Requiem for a Dream is pure cinema and it is here that Darren Aronofsky proved himself as a brilliant visual storyteller. It is perhaps the perfect encapsulation of addiction, on various levels, although Aronofsky uses substance abuse as his gateway into the vices of humanity. There’s a sense of yearning in all of the characters, of striving, that shines through not in dialogue, but in the sequences of pure cinema.

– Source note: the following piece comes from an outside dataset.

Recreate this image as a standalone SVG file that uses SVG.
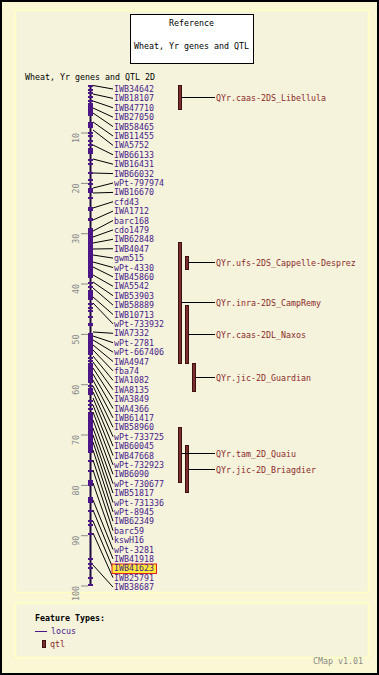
<svg xmlns="http://www.w3.org/2000/svg" width="379" height="675" viewBox="0 0 379 675">
<style>
.t{font-family:"DejaVu Sans Mono","Liberation Mono",monospace;font-size:8.3px}
.lab{fill:#48208a}
.qlab{fill:#8b2a2a}
.blk{fill:#000}
.gray{fill:#8a8a8a}
.tick{stroke:#8a8a8a;stroke-width:1}
.con line{stroke:#000;stroke-width:1}
.f{fill:#4b1487}
.q{fill:#7a2e2e;stroke:#3e1010;stroke-width:1}
</style>
<rect x="1" y="1" width="377" height="673" fill="#faf8d4" stroke="#000" stroke-width="2"/>
<rect x="15.5" y="10.5" width="353" height="582" fill="#f5f3dc" stroke="#ffffc4" stroke-width="1.5"/>
<rect x="15.5" y="603.5" width="353" height="54" fill="#f5f3dc" stroke="#ffffc4" stroke-width="1.5"/>

<g id="title">
<rect x="130.5" y="14.5" width="123" height="49" fill="#fff" stroke="#000"/>
<text class="t blk" x="191.5" y="26" text-anchor="middle">Reference</text>
<text class="t blk" x="191.5" y="49" text-anchor="middle">Wheat, Yr genes and QTL</text>
</g>
<text class="t blk" x="25" y="80">Wheat, Yr genes and QTL 2D</text>

<g id="scale">
<line class="tick" x1="81" y1="133" x2="88" y2="133"/>
<line class="tick" x1="81" y1="183.4" x2="88" y2="183.4"/>
<line class="tick" x1="81" y1="233.7" x2="88" y2="233.7"/>
<line class="tick" x1="81" y1="284" x2="88" y2="284"/>
<line class="tick" x1="81" y1="334.4" x2="88" y2="334.4"/>
<line class="tick" x1="81" y1="384.7" x2="88" y2="384.7"/>
<line class="tick" x1="81" y1="435" x2="88" y2="435"/>
<line class="tick" x1="81" y1="485.4" x2="88" y2="485.4"/>
<line class="tick" x1="81" y1="535.7" x2="88" y2="535.7"/>
<line class="tick" x1="81" y1="586" x2="88" y2="586"/>
<text class="t gray" text-anchor="end" transform="translate(79,133) rotate(-90)">10</text>
<text class="t gray" text-anchor="end" transform="translate(79,183.4) rotate(-90)">20</text>
<text class="t gray" text-anchor="end" transform="translate(79,233.7) rotate(-90)">30</text>
<text class="t gray" text-anchor="end" transform="translate(79,284) rotate(-90)">40</text>
<text class="t gray" text-anchor="end" transform="translate(79,334.4) rotate(-90)">50</text>
<text class="t gray" text-anchor="end" transform="translate(79,384.7) rotate(-90)">60</text>
<text class="t gray" text-anchor="end" transform="translate(79,435) rotate(-90)">70</text>
<text class="t gray" text-anchor="end" transform="translate(79,485.4) rotate(-90)">80</text>
<text class="t gray" text-anchor="end" transform="translate(79,535.7) rotate(-90)">90</text>
<text class="t gray" text-anchor="end" transform="translate(79,586) rotate(-90)">100</text>
</g>

<g id="chromosome">
<rect x="89.5" y="85" width="2" height="501" fill="#1e0a3c"/>
<g class="f">
<rect x="88" y="85" width="5" height="2"/><rect x="88" y="89" width="5" height="2"/><rect x="88" y="92" width="5" height="2"/>
<rect x="88" y="96" width="5" height="2"/><rect x="88" y="100" width="5" height="2"/>
<rect x="88" y="103" width="5" height="13"/>
<rect x="88" y="122" width="5" height="6"/>
<rect x="88" y="132" width="5" height="2"/><rect x="88" y="135" width="5" height="2"/><rect x="88" y="140" width="5" height="2"/><rect x="88" y="144" width="5" height="2"/>
<rect x="88" y="148" width="5" height="6"/>
<rect x="88" y="159" width="5" height="2"/><rect x="88" y="163" width="5" height="2"/><rect x="88" y="172" width="5" height="2"/><rect x="88" y="179" width="5" height="2"/><rect x="88" y="183" width="5" height="2"/>
<rect x="88" y="188" width="5" height="5"/>
<rect x="88" y="197" width="5" height="2"/>
<rect x="88" y="207" width="5" height="4"/>
<rect x="88" y="218" width="5" height="3"/>
<rect x="88" y="228" width="5" height="50"/>
<rect x="88" y="282" width="5" height="2"/><rect x="88" y="286" width="5" height="2"/><rect x="88" y="290" width="5" height="2"/>
<rect x="88" y="292" width="5" height="8"/>
<rect x="88" y="303" width="5" height="2"/><rect x="88" y="307" width="5" height="2"/><rect x="88" y="310" width="5" height="2"/>
<rect x="88" y="316" width="5" height="2"/><rect x="88" y="323" width="5" height="3"/>
<rect x="88" y="333" width="5" height="22"/>
<rect x="88" y="357" width="5" height="2"/><rect x="88" y="360" width="5" height="2"/>
<rect x="88" y="363" width="5" height="20"/>
<rect x="88" y="385" width="5" height="2"/>
<rect x="88" y="388" width="5" height="7"/>
<rect x="88" y="400" width="5" height="2"/><rect x="88" y="404" width="5" height="2"/><rect x="88" y="408" width="5" height="2"/>
<rect x="88" y="412" width="5" height="41"/>
<rect x="88" y="460" width="5" height="2"/><rect x="88" y="470" width="5" height="2"/>
<rect x="88" y="480" width="5" height="6"/>
<rect x="88" y="497" width="5" height="6"/>
<rect x="88" y="510" width="5" height="2"/><rect x="88" y="520" width="5" height="2"/><rect x="88" y="524" width="5" height="2"/>
<rect x="88" y="533" width="5" height="2"/><rect x="88" y="558" width="5" height="2"/><rect x="88" y="563" width="5" height="2"/>
<rect x="88" y="567" width="5" height="2"/><rect x="88" y="577" width="5" height="2"/><rect x="88" y="584" width="5" height="2"/>
</g>
</g>

<g id="qtls">
<g id="q-libellula"><rect class="q" x="178.5" y="85.5" width="3" height="24"/></g>
<g id="q-camp-remy"><rect class="q" x="178.5" y="242.5" width="3" height="121"/></g>
<g id="q-cappelle"><rect class="q" x="185.5" y="256.5" width="3" height="13"/></g>
<g id="q-naxos"><rect class="q" x="185.5" y="305.5" width="3" height="58"/></g>
<g id="q-guardian"><rect class="q" x="192.5" y="363.5" width="3" height="28"/></g>
<g id="q-quaiu"><rect class="q" x="178.5" y="427.5" width="3" height="55"/></g>
<g id="q-briagdier"><rect class="q" x="185.5" y="445.5" width="3" height="47"/></g>
</g>

<g id="connectors" class="con">
<line x1="93" y1="85.5" x2="113" y2="89"/>
<line x1="93" y1="94" x2="113" y2="98.4"/>
<line x1="93" y1="101" x2="113" y2="107.8"/>
<line x1="93" y1="108" x2="113" y2="117.2"/>
<line x1="93" y1="113" x2="113" y2="126.6"/>
<line x1="93" y1="122" x2="113" y2="136"/>
<line x1="93" y1="130" x2="113" y2="145.4"/>
<line x1="93" y1="145" x2="113" y2="154.8"/>
<line x1="93" y1="159" x2="113" y2="164.2"/>
<line x1="93" y1="173" x2="113" y2="173.6"/>
<line x1="93" y1="188" x2="113" y2="183"/>
<line x1="93" y1="193" x2="113" y2="192.4"/>
<line x1="93" y1="208" x2="113" y2="201.7"/>
<line x1="93" y1="220" x2="113" y2="211.1"/>
<line x1="93" y1="231" x2="113" y2="220.5"/>
<line x1="93" y1="237" x2="113" y2="229.9"/>
<line x1="93" y1="243" x2="113" y2="239.3"/>
<line x1="93" y1="249" x2="113" y2="248.7"/>
<line x1="93" y1="255" x2="113" y2="258.1"/>
<line x1="93" y1="262" x2="113" y2="267.5"/>
<line x1="93" y1="267" x2="113" y2="276.9"/>
<line x1="93" y1="275" x2="113" y2="286.3"/>
<line x1="93" y1="282" x2="113" y2="295.7"/>
<line x1="93" y1="288" x2="113" y2="305.1"/>
<line x1="93" y1="297" x2="113" y2="314.5"/>
<line x1="93" y1="303" x2="113" y2="323.9"/>
<line x1="93" y1="332" x2="113" y2="333.3"/>
<line x1="93" y1="336" x2="113" y2="342.7"/>
<line x1="93" y1="340" x2="113" y2="352.1"/>
<line x1="93" y1="345" x2="113" y2="361.5"/>
<line x1="93" y1="350" x2="113" y2="370.9"/>
<line x1="93" y1="356" x2="113" y2="380.3"/>
<line x1="93" y1="362" x2="113" y2="389.7"/>
<line x1="93" y1="368" x2="113" y2="399.1"/>
<line x1="93" y1="374" x2="113" y2="408.5"/>
<line x1="93" y1="380" x2="113" y2="417.9"/>
<line x1="93" y1="386" x2="113" y2="427.3"/>
<line x1="93" y1="392" x2="113" y2="436.7"/>
<line x1="93" y1="398" x2="113" y2="446.1"/>
<line x1="93" y1="405" x2="113" y2="455.5"/>
<line x1="93" y1="412" x2="113" y2="464.9"/>
<line x1="93" y1="420" x2="113" y2="474.3"/>
<line x1="93" y1="428" x2="113" y2="483.7"/>
<line x1="93" y1="435" x2="113" y2="493.1"/>
<line x1="93" y1="442" x2="113" y2="502.5"/>
<line x1="93" y1="450" x2="113" y2="511.9"/>
<line x1="93" y1="460" x2="113" y2="521.3"/>
<line x1="93" y1="470" x2="113" y2="530.7"/>
<line x1="93" y1="483" x2="113" y2="540.1"/>
<line x1="93" y1="500" x2="113" y2="549.5"/>
<line x1="93" y1="510" x2="113" y2="558.9"/>
<line x1="93" y1="521" x2="113" y2="568.3"/>
<line x1="93" y1="533" x2="113" y2="577.7"/>
<line x1="93" y1="565" x2="113" y2="587.1"/>
<line x1="182" y1="97.5" x2="215" y2="97.5"/>
<line x1="189" y1="262.5" x2="215" y2="262.5"/>
<line x1="182" y1="302.5" x2="215" y2="302.5"/>
<line x1="189" y1="334.5" x2="215" y2="334.5"/>
<line x1="196" y1="377.5" x2="215" y2="377.5"/>
<line x1="182" y1="453.5" x2="215" y2="453.5"/>
<line x1="189" y1="469.5" x2="215" y2="469.5"/>
</g>

<g id="locus-labels" class="t lab">
<text x="114" y="92">IWB34642</text>
<text x="114" y="101.4">IWB18107</text>
<text x="114" y="110.8">IWB47710</text>
<text x="114" y="120.2">IWB27050</text>
<text x="114" y="129.6">IWB58465</text>
<text x="114" y="139">IWB11455</text>
<text x="114" y="148.4">IWA5752</text>
<text x="114" y="157.8">IWB66133</text>
<text x="114" y="167.2">IWB16431</text>
<text x="114" y="176.6">IWB66032</text>
<text x="114" y="186">wPt-797974</text>
<text x="114" y="195.4">IWB16670</text>
<text x="114" y="204.7">cfd43</text>
<text x="114" y="214.1">IWA1712</text>
<text x="114" y="223.5">barc168</text>
<text x="114" y="232.9">cdo1479</text>
<text x="114" y="242.3">IWB62848</text>
<text x="114" y="251.7">IWB4047</text>
<text x="114" y="261.1">gwm515</text>
<text x="114" y="270.5">wPt-4330</text>
<text x="114" y="279.9">IWB45860</text>
<text x="114" y="289.3">IWA5542</text>
<text x="114" y="298.7">IWB53903</text>
<text x="114" y="308.1">IWB58889</text>
<text x="114" y="317.5">IWB10713</text>
<text x="114" y="326.9">wPt-733932</text>
<text x="114" y="336.3">IWA7332</text>
<text x="114" y="345.7">wPt-2781</text>
<text x="114" y="355.1">wPt-667406</text>
<text x="114" y="364.5">IWA4947</text>
<text x="114" y="373.9">fba74</text>
<text x="114" y="383.3">IWA1082</text>
<text x="114" y="392.7">IWA8135</text>
<text x="114" y="402.1">IWA3849</text>
<text x="114" y="411.5">IWA4366</text>
<text x="114" y="420.9">IWB61417</text>
<text x="114" y="430.3">IWB58960</text>
<text x="114" y="439.7">wPt-733725</text>
<text x="114" y="449.1">IWB60045</text>
<text x="114" y="458.5">IWB47668</text>
<text x="114" y="467.9">wPt-732923</text>
<text x="114" y="477.3">IWB6090</text>
<text x="114" y="486.7">wPt-730677</text>
<text x="114" y="496.1">IWB51817</text>
<text x="114" y="505.5">wPt-731336</text>
<text x="114" y="514.9">wPt-8945</text>
<text x="114" y="524.3">IWB62349</text>
<text x="114" y="533.7">barc59</text>
<text x="114" y="543.1">kswH16</text>
<text x="114" y="552.5">wPt-3281</text>
<text x="114" y="561.9">IWB41918</text>
<g id="highlight"><rect x="112" y="564" width="44.5" height="9.5" fill="#ffe93a" stroke="#e02020" stroke-width="1"/>
<text x="114" y="571.3">IWB41623</text></g>
<text x="114" y="580.7">IWB25791</text>
<text x="114" y="590.1">IWB38687</text>
</g>

<g id="qtl-labels" class="t qlab">
<text x="216" y="100.5">QYr.caas-2DS_Libellula</text>
<text x="216" y="265.5">QYr.ufs-2DS_Cappelle-Desprez</text>
<text x="216" y="305.5">QYr.inra-2DS_CampRemy</text>
<text x="216" y="337.5">QYr.caas-2DL_Naxos</text>
<text x="216" y="380.5">QYr.jic-2D_Guardian</text>
<text x="216" y="456.5">QYr.tam_2D_Quaiu</text>
<text x="216" y="472.5">QYr.jic-2D_Briagdier</text>
</g>

<g id="legend">
<text class="t blk" x="35" y="621" font-weight="bold">Feature Types:</text>
<line x1="35" y1="631.5" x2="47" y2="631.5" stroke="#4b1487" stroke-width="1"/>
<text class="t lab" x="51" y="634">locus</text>
<rect class="q" x="42.5" y="640.5" width="3" height="7"/>
<text class="t qlab" x="50" y="647">qtl</text>
</g>
<text class="t gray" x="313" y="664">CMap v1.01</text>
</svg>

Clint Mansell’s rightfully famous score is full of enough emotion and bleakness to spring a tear from any eye. The main theme’s orchestral notes serve as a flawless musical embodiment of the downward spiral that infects Dream‘s characters. Jared Leto, Jennifer Connelly, and Marlon Wayans are all superb, and anything less would have destroyed Aronofsky’s atmosphere, but Ellen Burstyn is staggering as Harry’s mother Sara.
Requiem for a Dream is perhaps the bleakest film of all-time. Aronofsky’s bleakness isn’t cheap or token – he earns it, building massive amounts of humanity, setting mood, and displaying a staggering mastery of cinema as his characters are painfully crushed. The most minor characters display addictions. Everyone is sweaty, craving their next fix, indifferent to their inhumanity towards fellow humans. It is a film of sickness, a film of sickly colors and shadows and images; it’s a sickness that rapid-cuts its way into your veins, dilating your eyes along with Harry, forcing you to see and feel everything. As an avid fan of the genre I know one when I see one – Requiem for a Dream is a horror film – undeniably art, but impossible to call beautiful.